## Set problem
Select every line below containing the word "diagram".

## Data excerpts
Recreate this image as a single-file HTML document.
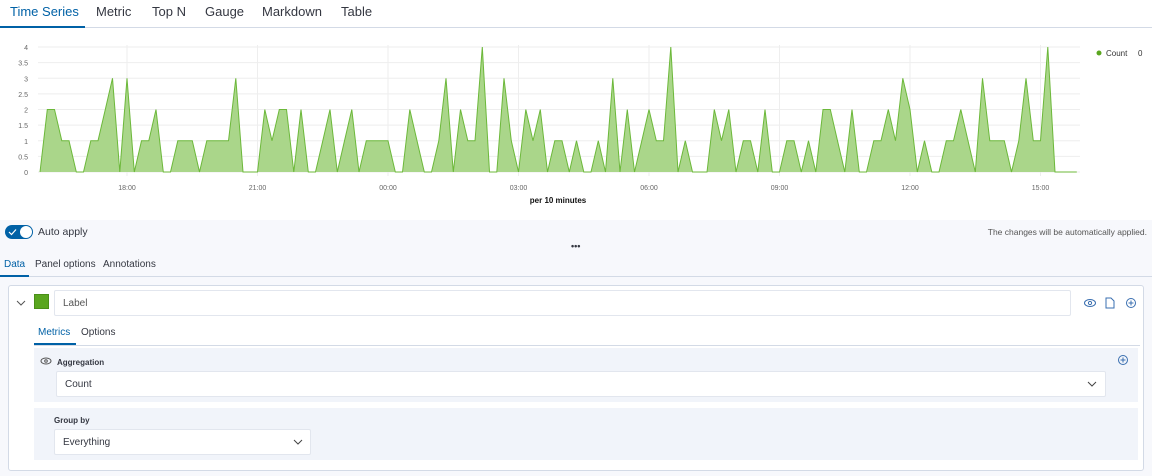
<!DOCTYPE html>
<html><head><meta charset="utf-8"><style>
*{box-sizing:border-box;margin:0;padding:0}
body{width:1152px;height:476px;overflow:hidden;background:#fff;font-family:"Liberation Sans",sans-serif;color:#343741;position:relative}
.abs{position:absolute;white-space:nowrap}
.tabs{position:absolute;left:0;top:0;width:1152px;height:28px;border-bottom:1px solid #d3dae6;font-size:13px}
.tabs div{position:absolute;top:4px}
.lower{position:absolute;top:220px;left:0;width:1152px;height:256px;background:#f7f8fc}
.sel{background:#fff;border:1px solid #e2e6ee;border-radius:2px;font-size:10px;padding-left:8px;display:flex;align-items:center}
</style></head><body>
<div class="tabs">
<div style="left:10px;color:#0061a6">Time Series</div><div style="left:96px">Metric</div><div style="left:152px">Top N</div><div style="left:205px">Gauge</div><div style="left:262px">Markdown</div><div style="left:341px">Table</div>
<div style="left:0;top:26px;width:85px;height:2px;background:#0061a6"></div>
</div>
<svg class="abs" style="left:0;top:0" width="1152" height="220" id="ch"></svg>
<div class="lower">
<div class="abs" style="left:5px;top:5px;width:28px;height:14px;border-radius:7px;background:#0061a6"></div>
<div class="abs" style="left:20px;top:6px;width:12px;height:12px;border-radius:6px;background:#fff"></div>
<svg class="abs" style="left:8px;top:8px" width="10" height="8" fill="none" stroke="#fff" stroke-width="1.2"><path d="M1 4l2.5 2.5L8 1.5"/></svg>
<div class="abs" style="left:38px;top:6px;font-size:10.5px">Auto apply</div>
<div class="abs" style="right:5px;top:7px;font-size:8.5px;color:#555">The changes will be automatically applied.</div>
<div class="abs" style="left:571px;top:21px;font-size:9px;font-weight:bold">•••</div>
<div class="abs" style="left:0;top:56px;width:1152px;border-top:1px solid #d3dae6"></div>
<div class="abs" style="left:4px;top:39px;font-size:10px;color:#0061a6">Data</div>
<div class="abs" style="left:0;top:55px;width:29px;height:2px;background:#0061a6"></div>
<div class="abs" style="left:35px;top:39px;font-size:10px">Panel options</div>
<div class="abs" style="left:103px;top:39px;font-size:10px">Annotations</div>
<div class="abs" style="left:8px;top:65px;width:1136px;height:186px;background:#fff;border:1px solid #d3dae6;border-radius:3px"></div>
<svg class="abs" style="left:15px;top:79px" width="12" height="8" fill="none" stroke="#555" stroke-width="1"><path d="M2 2l4 4 4-4"/></svg>
<div class="abs" style="left:34px;top:74px;width:15px;height:15px;background:#5aa61f;border:1px solid #4a8f18"></div>
<div class="abs sel" style="left:54px;top:70px;width:1017px;height:26px;font-size:10px;color:#555">Label</div>
<svg class="abs" style="left:1083px;top:76px" width="60" height="16" fill="none" stroke="#3a6fb0" stroke-width="1">
<ellipse cx="7" cy="7" rx="5.5" ry="3.5"/><circle cx="7" cy="7" r="1.6"/>
<path d="M23 2h5l3 3v7h-8z"/>
<circle cx="48" cy="7" r="4.5"/><path d="M48 4.5v5M45.5 7h5"/></svg>
<div class="abs" style="left:38px;top:107px;font-size:10px;color:#0061a6">Metrics</div>
<div class="abs" style="left:81px;top:107px;font-size:10px">Options</div>
<div class="abs" style="left:34px;top:125px;width:1106px;border-top:1px solid #d3dae6"></div>
<div class="abs" style="left:34px;top:123px;width:42px;height:2px;background:#0061a6"></div>
<div class="abs" style="left:34px;top:128px;width:1104px;height:54px;background:#f1f4fa"></div>
<svg class="abs" style="left:40px;top:136px" width="12" height="10" fill="none" stroke="#555"><ellipse cx="6" cy="5" rx="5" ry="3"/><circle cx="6" cy="5" r="1.3"/></svg>
<div class="abs" style="left:57px;top:138px;font-size:8px;font-weight:bold">Aggregation</div>
<svg class="abs" style="left:1117px;top:134px" width="12" height="12" fill="none" stroke="#3a6fb0"><circle cx="6" cy="6" r="4.5"/><path d="M6 3.5v5M3.5 6h5"/></svg>
<div class="abs sel" style="left:56px;top:151px;width:1050px;height:26px">Count</div>
<svg class="abs" style="left:1086px;top:160px" width="12" height="8" fill="none" stroke="#444" stroke-width="1"><path d="M2 2l4 4 4-4"/></svg>
<div class="abs" style="left:34px;top:188px;width:1104px;height:52px;background:#f1f4fa"></div>
<div class="abs" style="left:54px;top:196px;font-size:8px;font-weight:bold">Group by</div>
<div class="abs sel" style="left:54px;top:209px;width:257px;height:26px">Everything</div>
<svg class="abs" style="left:292px;top:218px" width="12" height="8" fill="none" stroke="#444" stroke-width="1"><path d="M2 2l4 4 4-4"/></svg>
</div>
<script>
var v=[0,2,2,1,1,0,0,1,1,2,3,0,3,0,1,1,2,0,0,1,1,1,0,1,1,1,1,3,0,0,0,2,1,2,2,0,2,0,0,1,2,0,1,2,0,1,1,1,1,0,0,2,1,0,0,1,3,0,2,1,1,4,0,0,3,1,0,2,1,2,0,1,1,0,1,0,0,1,0,3,0,2,0,1,2,1,1,4,0,1,0,0,0,2,1,2,0,1,1,0,2,0,0,1,1,0,1,0,2,2,1,0,2,0,0,1,1,2,1,3,2,0,1,0,0,1,1,2,1,0,3,1,1,1,0,1,3,1,1,4,0,0,0,0];
var s='',X=i=>40+7.25*i,Y=a=>172-31.25*a;
for(var k=0;k<=8;k++){var y=Y(k/2);s+='<line x1="38" x2="1080" y1="'+y+'" y2="'+y+'" stroke="#eee"/><text x="28" y="'+(y+3)+'" font-size="7" fill="#666" text-anchor="end">'+(k/2)+'</text>';}
var t=['18:00','21:00','00:00','03:00','06:00','09:00','12:00','15:00'];
for(var j=0;j<8;j++){var x=X(12+18*j);s+='<line x1="'+x+'" x2="'+x+'" y1="45" y2="176" stroke="#eee"/><text x="'+x+'" y="190" font-size="7" fill="#666" text-anchor="middle">'+t[j]+'</text>';}
var p='';v.forEach((a,i)=>p+=(i?'L':'M')+X(i).toFixed(1)+' '+Y(a));
s+='<path d="'+p+'L'+X(v.length-1)+' 172L40 172Z" fill="#aad68a"/><path d="'+p+'" fill="none" stroke="#6cb83a" stroke-width="1"/>';
s+='<text x="558" y="203" font-size="8" font-weight="bold" text-anchor="middle" fill="#111">per 10 minutes</text>';
s+='<circle cx="1099" cy="53" r="2.5" fill="#5aa61f"/><text x="1106" y="56" font-size="8" fill="#333">Count</text><text x="1138" y="56" font-size="8" fill="#333">0</text>';
document.getElementById('ch').innerHTML=s;
</script>
</body></html>
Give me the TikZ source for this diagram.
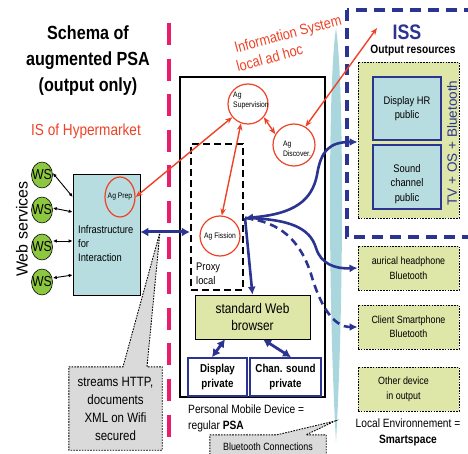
\documentclass[tikz,border=0pt]{standalone}
\usepackage{fontspec}
\setmainfont{Liberation Sans}
\newfontfamily\cond{Liberation Sans}[FakeStretch=0.85]
\usetikzlibrary{arrows.meta,shapes.geometric}

\definecolor{hotred}{RGB}{238,66,38}
\definecolor{pinkdash}{RGB}{232,30,108}
\definecolor{navy}{RGB}{44,52,146}
\definecolor{paleblue}{RGB}{183,221,224}
\definecolor{paleyellow}{RGB}{222,230,168}
\definecolor{wsgreen}{RGB}{141,198,63}
\definecolor{lensteal}{RGB}{170,215,221}
\definecolor{callgray}{RGB}{218,218,218}

\newcommand{\fsz}[2]{\fontsize{#1}{#2}\selectfont}

\tikzset{
  agent/.style={circle, draw=hotred, line width=1.2pt, fill=white, minimum size=40pt, inner sep=0pt},
  agtext/.style={font=\cond\fsz{8}{10.5}, align=left, inner sep=0pt},
  redlink/.style={draw=hotred, line width=1.4pt, {Stealth[length=7pt,width=5.5pt]}-{Stealth[length=7pt,width=5.5pt]}},
  wslink/.style={draw=black, line width=0.9pt, {Latex[length=4pt,width=3.5pt]}-{Latex[length=4pt,width=3.5pt]}},
  bluelink/.style={draw=navy, line width=2.6pt, -{Latex[length=8pt,width=8pt]}},
  bluedash/.style={bluelink, dash pattern=on 8pt off 5pt},
  bluedouble/.style={draw=navy, line width=3pt, {Latex[length=8pt,width=9pt]}-{Latex[length=8pt,width=9pt]}},
  dotbox/.style={rectangle, draw=black, fill=paleyellow, line width=0.9pt, dash pattern=on 1.6pt off 1.2pt, inner sep=0pt},
  devbox/.style={rectangle, draw=navy, line width=1.6pt, inner sep=0pt},
  calloutline/.style={draw=black, fill=callgray, line width=0.9pt, dash pattern=on 1.6pt off 1.2pt},
  slanted/.style={font=\cond\fsz{15}{15}, text=hotred, rotate=15, anchor=base west, inner sep=0pt},
  wsnode/.style={ellipse, draw=black, line width=0.6pt, fill=wsgreen, minimum width=21pt, minimum height=26pt, inner sep=0pt,
    label={[font=\cond\fsz{14.5}{14.5}, inner sep=0pt]center:WS}},
}

\begin{document}
\begin{tikzpicture}[x=1pt, y=-1pt]
\useasboundingbox (0,0) rectangle (468,454);
\clip (0,0) rectangle (468,454);

% Bluetooth channel (lens shape) and the hypermarket boundary
\fill[lensteal] (336,28) .. controls (328,80) and (328,300) .. (336,442)
                .. controls (344,300) and (344,80) .. (336,28) -- cycle;
\draw[pinkdash, line width=4.5pt, dash pattern=on 22pt off 13.6pt] (169,23) -- (169,437);

% Titles
\node[font=\cond\bfseries\fsz{19}{26}, align=center] (title) at (88,61) {Schema of\\augmented PSA\\(output only)};
\node[font=\cond\fsz{16}{16}, text=hotred] (ishyper) at (86,131) {IS of Hypermarket};
\node[slanted] (infosys) at (236,53) {Information System};
\node[slanted] (adhoc) at (238,72) {local ad hoc};
\node[font=\fsz{16}{16}, rotate=90] (websvc) at (22,229) {Web services};

% Hypermarket side
\node[rectangle, draw=black, line width=0.6pt, fill=paleblue, minimum width=67pt, minimum height=121pt, inner sep=0pt] (infra) at (106.5,234.5) {};
\node[font=\cond\fsz{11}{14}, align=left, anchor=west, inner sep=0pt] (infratext) at (78,244) {Infrastructure\\for\\Interaction};
\node[ellipse, draw=hotred, line width=1.2pt, minimum width=30pt, minimum height=40pt, inner sep=0pt,
  label={[font=\cond\fsz{8}{8}, inner sep=0pt]center:Ag Prep}] (agprep) at (120,197) {};

\node[wsnode] (ws1) at (42,175) {};
\node[wsnode] (ws2) at (42,210) {};
\node[wsnode] (ws3) at (42,247) {};
\node[wsnode] (ws4) at (42,282) {};
\draw[wslink] (ws1.east |- 0,173) -- (infra.west |- 0,197);
\draw[wslink] (ws2.east |- 0,208) -- (infra.west |- 0,212);
\draw[wslink] (ws3.east |- 0,241) -- (infra.west |- 0,241);
\draw[wslink] (ws4.east |- 0,278) -- (infra.west |- 0,275);

% Personal mobile device
\node[rectangle, draw=black, line width=1.6pt, minimum width=145pt, minimum height=320pt, inner sep=0pt] (psa) at (252.5,237) {};
\node[rectangle, draw=black, line width=2.2pt, dash pattern=on 7pt off 4pt, minimum width=52pt, minimum height=146pt, inner sep=0pt] (proxy) at (217,217) {};
\node[font=\cond\fsz{11}{14}, align=left, anchor=west, inner sep=0pt] (proxytext) at (196,274) {Proxy\\local};

\node[agent, label={[agtext, xshift=3pt, yshift=3.5pt]center:Ag\\Supervision}] (sup) at (248,104) {};
\node[agent, minimum size=42pt, label={[agtext, xshift=3pt, yshift=-4pt]center:Ag\\Discover.}] (discover) at (294,145) {};
\node[agent, label={[agtext]center:Ag Fission}] (fission) at (220,236) {};

\node[rectangle, draw=black, line width=0.6pt, fill=paleyellow, minimum width=115pt, minimum height=44pt, inner sep=0pt,
  font=\cond\fsz{14}{17}, align=center] (browser) at (252.5,317) {standard Web\\browser};
\node[devbox, minimum width=59pt, minimum height=38pt, font=\cond\bfseries\fsz{11.5}{15}, align=center] (display) at (217.5,377) {Display\\private};
\node[devbox, minimum width=71pt, minimum height=38pt, font=\cond\bfseries\fsz{11.5}{15}, align=center] (chan) at (285.5,377) {Chan. sound\\private};

\node[font=\cond\fsz{12}{16}, align=left, anchor=west, inner sep=0pt] (psalabel) at (188,418) {Personal Mobile Device =\\regular \textbf{PSA}};

% Interactive Smart Space
\draw[navy, line width=3.5pt, dash pattern=on 11pt off 7pt] (347,10) rectangle (490,237);
\node[font=\cond\bfseries\fsz{21}{21}, text=navy, inner sep=0pt] (iss) at (407,32) {ISS};
\node[font=\cond\bfseries\fsz{12}{12}, inner sep=0pt] (outlabel) at (413,51) {Output resources};
\node[dotbox, minimum width=101pt, minimum height=156pt] (outres) at (408.5,140) {};
\node[devbox, fill=paleblue, minimum width=68pt, minimum height=63pt, font=\cond\fsz{11}{14}, align=center] (disphr) at (407,108.5) {Display HR\\public};
\node[devbox, fill=paleblue, minimum width=68pt, minimum height=64pt,
  label={[font=\cond\fsz{11}{14.5}, align=center, yshift=-7pt]center:Sound\\channel\\public}] (sound) at (407,177) {};
\node[font=\fsz{13.5}{14}, text=navy, rotate=90, inner sep=0pt] (tvos) at (452,143) {TV + OS + Bluetooth};

% Local environment devices
\node[dotbox, minimum width=101pt, minimum height=44pt, font=\cond\fsz{10.5}{15}, align=center] (aurical) at (408.5,268) {aurical headphone\\Bluetooth};
\node[dotbox, minimum width=101pt, minimum height=44pt, font=\cond\fsz{10.5}{14}, align=center] (client) at (408.5,327) {Client Smartphone\\Bluetooth};
\node[dotbox, minimum width=101pt, minimum height=44pt,
  label={[font=\cond\fsz{10.5}{15}, align=center, xshift=-5pt]center:Other device\\in output}] (other) at (408.5,389) {};
\node[font=\cond\fsz{12}{16}, align=center, inner sep=0pt] (envlabel) at (408,432) {Local Environnement =\\\textbf{Smartspace}};

% Callouts
\coordinate (wifi) at (160,232);
\node[minimum width=93pt, minimum height=83pt, inner sep=0pt] (streams) at (115.5,408.5) {};
\path[calloutline] (streams.north west) -- ([xshift=7.5pt]streams.north) -- (wifi)
  -- ([xshift=31.5pt]streams.north) -- (streams.north east) -- (streams.south east)
  -- (streams.south west) -- cycle;
\node[font=\cond\fsz{13.5}{18}, align=center] (streamstext) at (streams) {streams HTTP,\\documents\\XML on Wifi\\secured};

\coordinate (btlink) at (335,421);
\node[minimum width=116pt, minimum height=27pt, inner sep=0pt] (btbox) at (268,448.5) {};
\path[calloutline] (btbox.north west) -- ([xshift=9pt]btbox.north) -- (btlink)
  -- ([xshift=38pt]btbox.north) -- (btbox.north east) -- (btbox.south east)
  -- (btbox.south west) -- cycle;
\node[font=\cond\fsz{10.5}{10.5}, inner sep=0pt] (bttext) at (268,447) {Bluetooth Connections};

% Agent links
\coordinate (issin) at (377,28);
\draw[redlink] (agprep.east) -- (sup.220);
\draw[redlink] (sup.250) -- (fission.85);
\draw[redlink] (sup.320) -- (discover.150);
\draw[redlink] (discover.58) -- (issin);

% Output streams from the proxy
\coordinate (hub) at (245,218);
\draw[bluedouble] (infra.east |- 0,232) -- (proxy.west |- 0,232);
\draw[draw=navy, line width=2.6pt, {Latex[length=8pt,width=8pt]}-{Latex[length=8pt,width=8pt]}]
  (hub) .. controls (295,214) and (312,200) .. (317,175)
        .. controls (321,150) and (330,142) .. (outres.west |- 0,142);
\draw[bluelink] (hub) .. controls (290,219) and (310,228) .. (316,248)
        .. controls (321,264) and (335,269) .. (aurical.west);
\draw[bluedash] (hub) .. controls (280,222) and (300,240) .. (311,274)
        .. controls (320,305) and (333,327) .. (client.west);
\draw[bluelink] (hub) -- (browser.north);
\draw[bluedouble, line width=2.8pt] ([xshift=-27.5pt]browser.south) -- ([xshift=-5.5pt]display.north);
\draw[bluedouble, line width=2.8pt] ([xshift=10.5pt]browser.south) -- ([xshift=5.5pt]chan.north);
\end{tikzpicture}
\end{document}
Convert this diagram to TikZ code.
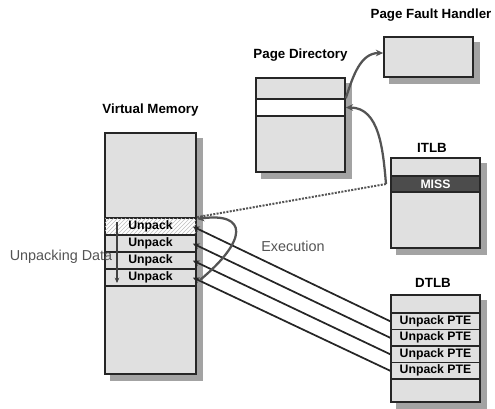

## Task response
Give me the TikZ source for this diagram.
Convert this diagram to TikZ code.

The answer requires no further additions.